Quase metade das 40 maiores empresas da França é dirigida por alunos formados em apenas duas escolas: ENA, a escola nacional de administração, e pela École Polytechnique, que forma os principais engenheiros do país. Juntas, as escolas formam apenas cerca de 600 alunos por ano. Há menos de 6 mil graduados na ENA vivos atualmente, em comparação a pelo menos 160 mil ex-alunos de Oxford.
"As elites britânicas se sentem superiores porque nasceram superiores; as elites francesas se sentem superiores porque estudaram na ENA", disse Dominique Moïsi, membro sênior do Instituto Francês de Relações Exteriores, que passa parte de seu tempo em Londres.

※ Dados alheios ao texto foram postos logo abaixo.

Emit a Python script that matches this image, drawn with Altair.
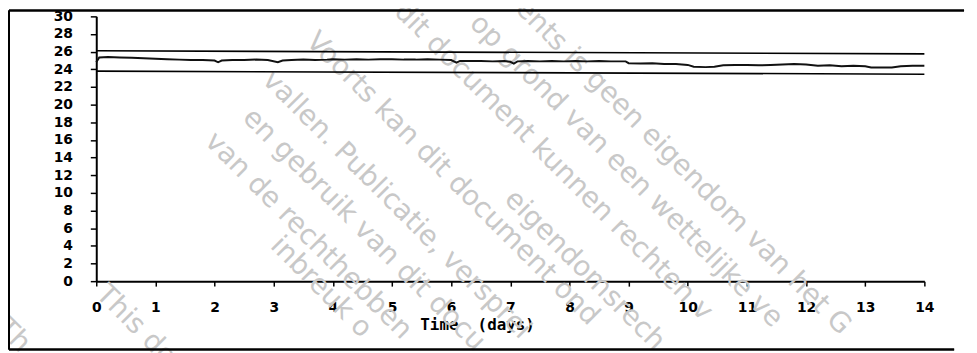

A ironia é que, apesar dos títulos e rituais obscuros, de muitas formas o Reino Unido em 2012 parece mais aberto, liberal e diverso do que a Europa continental.
Há políticos negros, muçulmanos e gays na Casa dos Lordes (a Câmara Alta) –até mesmo um gay muçulmano negro, lorde Alli. A loja de departamentos exclusiva Harrods, há muito tempo um símbolo da identidade britânica, é de propriedade de uma firma de investimento qatariana. E o noticiário de televisão da "BBC" no horário nobre é apresentado por Hugh Edwards com sotaque galês.
Há não muito tempo, seria quase uma desvantagem vir da classe alta no Reino Unido. Margaret Thatcher provou em 1979 que era possível se tornar uma primeira-ministra conservadora sendo não apenas filha de um dono de mercearia, mas também vinda de uma escola pública. Seu sucessor, John Major, que nunca cursou uma universidade, falava de uma "sociedade sem classes".
À medida que a economia crescia e deixava todos em melhor situação, Tony Blair alegou famosamente que "agora todos nós somos classe média".
"Os anos Thatcher/Blair destruíram o velho sistema de classes", disse Garton Ash, mas eles também criaram um sistema econômico onde floresceu a desigualdade, dando origem a uma nova "classe alta definida pelo dinheiro, na qual a velha classe alta encontrou seu lugar".
Apesar de todas as suas diferenças, as elites da Europa talvez compartilhem um desafio: não ignorar a percepção entre os eleitores de que há austeridade para os mais pobres, mas não para os ricos.